*Provided data*:
__________________________________________________

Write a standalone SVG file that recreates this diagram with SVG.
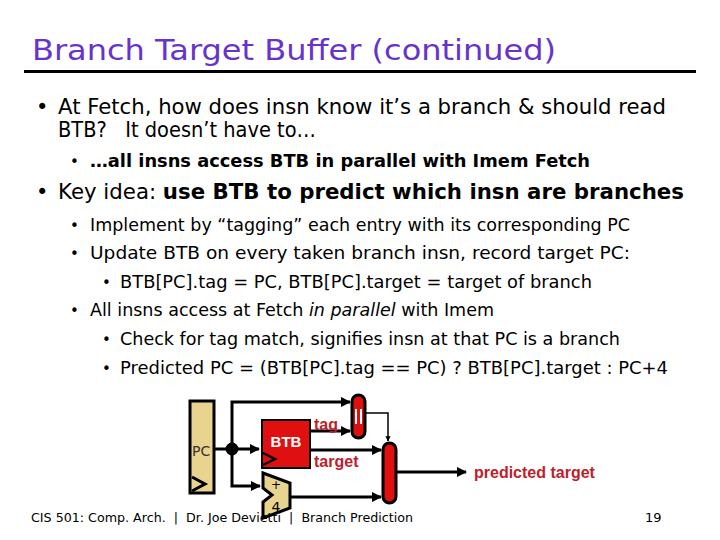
<svg xmlns="http://www.w3.org/2000/svg" width="720" height="540" viewBox="0 0 720 540">
<style>
.t{font-family:"DejaVu Sans",sans-serif;fill:#000}
.b{font-weight:bold}
.l{font-family:"Liberation Sans",Arial,sans-serif;font-weight:bold;fill:#c0202a;font-size:16px}
.w{stroke:#000;stroke-width:3;fill:none}
</style>
<defs><marker id="a" viewBox="0 0 10 10" refX="9" refY="5" markerWidth="3.5" markerHeight="3.5" orient="auto"><path d="M0,0L10,5L0,10z" fill="#000"/></marker></defs>
<rect width="720" height="540" fill="#fff"/>
<text x="32" y="60" font-family="DejaVu Sans,sans-serif" font-size="29" fill="#6633cc" textLength="524" lengthAdjust="spacingAndGlyphs">Branch Target Buffer (continued)</text>
<rect x="24" y="70" width="672" height="3" fill="#000"/>
<g class="t">
<text x="36" y="114" font-size="21">•</text>
<text x="58" y="114" font-size="21" textLength="608" lengthAdjust="spacingAndGlyphs">At Fetch, how does insn know it’s a branch &amp; should read</text>
<text x="58" y="137" font-size="21" textLength="258" lengthAdjust="spacingAndGlyphs">BTB?&#160;&#160; It doesn’t have to…</text>
<text x="70" y="167" font-size="15">•</text>
<text x="90" y="167" font-size="17" class="b" textLength="500" lengthAdjust="spacingAndGlyphs">…all insns access BTB in parallel with Imem Fetch</text>
<text x="36" y="199" font-size="21">•</text>
<text x="58" y="199" font-size="21" textLength="626" lengthAdjust="spacingAndGlyphs">Key idea: <tspan class="b">use BTB to predict which insn are branches</tspan></text>
<g font-size="17">
<text x="70" y="231" font-size="15">•</text>
<text x="90" y="231" textLength="540" lengthAdjust="spacingAndGlyphs">Implement by “tagging” each entry with its corresponding PC</text>
<text x="70" y="259" font-size="15">•</text>
<text x="90" y="259" textLength="540" lengthAdjust="spacingAndGlyphs">Update BTB on every taken branch insn, record target PC:</text>
<text x="102" y="288" font-size="15">•</text>
<text x="120" y="288" textLength="472" lengthAdjust="spacingAndGlyphs">BTB[PC].tag = PC, BTB[PC].target = target of branch</text>
<text x="70" y="316" font-size="15">•</text>
<text x="90" y="316" textLength="404" lengthAdjust="spacingAndGlyphs">All insns access at Fetch <tspan font-style="italic">in parallel</tspan> with Imem</text>
<text x="102" y="345" font-size="15">•</text>
<text x="120" y="345" textLength="500" lengthAdjust="spacingAndGlyphs">Check for tag match, signifies insn at that PC is a branch</text>
<text x="102" y="374" font-size="15">•</text>
<text x="120" y="374" textLength="548" lengthAdjust="spacingAndGlyphs">Predicted PC = (BTB[PC].tag == PC) ? BTB[PC].target : PC+4</text>
</g>
</g>
<g id="connectors" class="w">
<path d="M214,449H259" marker-end="url(#a)"/>
<path d="M232,449V402H350" marker-end="url(#a)"/>
<path d="M232,449V486H260" marker-end="url(#a)"/>
<path d="M310,431H350" marker-end="url(#a)"/>
<path d="M310,450H381" marker-end="url(#a)"/>
<path d="M365,413H388V441" stroke-width="1.5" marker-end="url(#a)"/>
<path d="M290,497H381" marker-end="url(#a)"/>
<path d="M396,472H466" marker-end="url(#a)"/>
<circle cx="232" cy="449" r="5" fill="#000"/>
</g>
<g id="pc">
<rect x="190" y="401" width="24" height="92" fill="#e8d48e" stroke="#000" stroke-width="3"/>
<text x="192" y="456" font-family="DejaVu Sans,sans-serif" font-size="14" fill="#333">PC</text>
<path d="M192,477L205,484L192,491" fill="none" stroke="#000" stroke-width="3"/>
</g>
<g id="btb">
<rect x="262" y="420" width="48" height="48" fill="#e01010" stroke="#000" stroke-width="2"/>
<text x="286" y="447" text-anchor="middle" font-family="Liberation Sans,sans-serif" font-weight="bold" font-size="15" fill="#fff">BTB</text>
<path d="M263,453L275,459L263,465" fill="none" stroke="#000" stroke-width="2.5"/>
</g>
<text class="l" x="314" y="430">tag</text>
<text class="l" x="314" y="467">target</text>
<g id="cmp">
<rect x="352" y="395" width="13" height="43" rx="6.5" fill="#e01010" stroke="#000" stroke-width="3"/>
<path d="M356,409V424M361,409V424" stroke="#fff" stroke-width="2"/>
</g>
<g id="mux">
<rect x="383" y="443" width="13" height="60" rx="6.5" fill="#e01010" stroke="#000" stroke-width="3"/>
</g>
<g id="adder">
<path d="M263,473L290,483V508L263,518V502L272,495L263,488Z" fill="#e8d48e" stroke="#000" stroke-width="3"/>
<text x="276" y="489" font-family="DejaVu Sans,sans-serif" font-size="12" text-anchor="middle">+</text>
<text x="276" y="512" font-family="DejaVu Sans,sans-serif" font-size="14" text-anchor="middle">4</text>
</g>
<text class="l" x="474" y="478">predicted target</text>
<text x="31" y="522" font-family="DejaVu Sans,sans-serif" font-size="13" textLength="382" lengthAdjust="spacingAndGlyphs">CIS 501: Comp. Arch.&#160; |&#160; Dr. Joe Devietti&#160; |&#160; Branch Prediction</text>
<text x="645" y="522" font-family="DejaVu Sans,sans-serif" font-size="13">19</text>
</svg>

__________________________________________________

*Aim of the task*:
Your task is an exact transcription of all the data, minus the pictures.

*Output of the exercise*:
Write a standalone SVG file that recreates this diagram with SVG.
<svg xmlns="http://www.w3.org/2000/svg" width="720" height="540" viewBox="0 0 720 540">
<style>
.t{font-family:"DejaVu Sans",sans-serif;fill:#000}
.b{font-weight:bold}
.l{font-family:"Liberation Sans",Arial,sans-serif;font-weight:bold;fill:#c0202a;font-size:16px}
.w{stroke:#000;stroke-width:3;fill:none}
</style>
<defs><marker id="a" viewBox="0 0 10 10" refX="9" refY="5" markerWidth="3.5" markerHeight="3.5" orient="auto"><path d="M0,0L10,5L0,10z" fill="#000"/></marker></defs>
<rect width="720" height="540" fill="#fff"/>
<text x="32" y="60" font-family="DejaVu Sans,sans-serif" font-size="29" fill="#6633cc" textLength="524" lengthAdjust="spacingAndGlyphs">Branch Target Buffer (continued)</text>
<rect x="24" y="70" width="672" height="3" fill="#000"/>
<g class="t">
<text x="36" y="114" font-size="21">•</text>
<text x="58" y="114" font-size="21" textLength="608" lengthAdjust="spacingAndGlyphs">At Fetch, how does insn know it’s a branch &amp; should read</text>
<text x="58" y="137" font-size="21" textLength="258" lengthAdjust="spacingAndGlyphs">BTB?&#160;&#160; It doesn’t have to…</text>
<text x="70" y="167" font-size="15">•</text>
<text x="90" y="167" font-size="17" class="b" textLength="500" lengthAdjust="spacingAndGlyphs">…all insns access BTB in parallel with Imem Fetch</text>
<text x="36" y="199" font-size="21">•</text>
<text x="58" y="199" font-size="21" textLength="626" lengthAdjust="spacingAndGlyphs">Key idea: <tspan class="b">use BTB to predict which insn are branches</tspan></text>
<g font-size="17">
<text x="70" y="231" font-size="15">•</text>
<text x="90" y="231" textLength="540" lengthAdjust="spacingAndGlyphs">Implement by “tagging” each entry with its corresponding PC</text>
<text x="70" y="259" font-size="15">•</text>
<text x="90" y="259" textLength="540" lengthAdjust="spacingAndGlyphs">Update BTB on every taken branch insn, record target PC:</text>
<text x="102" y="288" font-size="15">•</text>
<text x="120" y="288" textLength="472" lengthAdjust="spacingAndGlyphs">BTB[PC].tag = PC, BTB[PC].target = target of branch</text>
<text x="70" y="316" font-size="15">•</text>
<text x="90" y="316" textLength="404" lengthAdjust="spacingAndGlyphs">All insns access at Fetch <tspan font-style="italic">in parallel</tspan> with Imem</text>
<text x="102" y="345" font-size="15">•</text>
<text x="120" y="345" textLength="500" lengthAdjust="spacingAndGlyphs">Check for tag match, signifies insn at that PC is a branch</text>
<text x="102" y="374" font-size="15">•</text>
<text x="120" y="374" textLength="548" lengthAdjust="spacingAndGlyphs">Predicted PC = (BTB[PC].tag == PC) ? BTB[PC].target : PC+4</text>
</g>
</g>
<g id="connectors" class="w">
<path d="M214,449H259" marker-end="url(#a)"/>
<path d="M232,449V402H350" marker-end="url(#a)"/>
<path d="M232,449V486H260" marker-end="url(#a)"/>
<path d="M310,431H350" marker-end="url(#a)"/>
<path d="M310,450H381" marker-end="url(#a)"/>
<path d="M365,413H388V441" stroke-width="1.5" marker-end="url(#a)"/>
<path d="M290,497H381" marker-end="url(#a)"/>
<path d="M396,472H466" marker-end="url(#a)"/>
<circle cx="232" cy="449" r="5" fill="#000"/>
</g>
<g id="pc">
<rect x="190" y="401" width="24" height="92" fill="#e8d48e" stroke="#000" stroke-width="3"/>
<text x="192" y="456" font-family="DejaVu Sans,sans-serif" font-size="14" fill="#333">PC</text>
<path d="M192,477L205,484L192,491" fill="none" stroke="#000" stroke-width="3"/>
</g>
<g id="btb">
<rect x="262" y="420" width="48" height="48" fill="#e01010" stroke="#000" stroke-width="2"/>
<text x="286" y="447" text-anchor="middle" font-family="Liberation Sans,sans-serif" font-weight="bold" font-size="15" fill="#fff">BTB</text>
<path d="M263,453L275,459L263,465" fill="none" stroke="#000" stroke-width="2.5"/>
</g>
<text class="l" x="314" y="430">tag</text>
<text class="l" x="314" y="467">target</text>
<g id="cmp">
<rect x="352" y="395" width="13" height="43" rx="6.5" fill="#e01010" stroke="#000" stroke-width="3"/>
<path d="M356,409V424M361,409V424" stroke="#fff" stroke-width="2"/>
</g>
<g id="mux">
<rect x="383" y="443" width="13" height="60" rx="6.5" fill="#e01010" stroke="#000" stroke-width="3"/>
</g>
<g id="adder">
<path d="M263,473L290,483V508L263,518V502L272,495L263,488Z" fill="#e8d48e" stroke="#000" stroke-width="3"/>
<text x="276" y="489" font-family="DejaVu Sans,sans-serif" font-size="12" text-anchor="middle">+</text>
<text x="276" y="512" font-family="DejaVu Sans,sans-serif" font-size="14" text-anchor="middle">4</text>
</g>
<text class="l" x="474" y="478">predicted target</text>
<text x="31" y="522" font-family="DejaVu Sans,sans-serif" font-size="13" textLength="382" lengthAdjust="spacingAndGlyphs">CIS 501: Comp. Arch.&#160; |&#160; Dr. Joe Devietti&#160; |&#160; Branch Prediction</text>
<text x="645" y="522" font-family="DejaVu Sans,sans-serif" font-size="13">19</text>
</svg>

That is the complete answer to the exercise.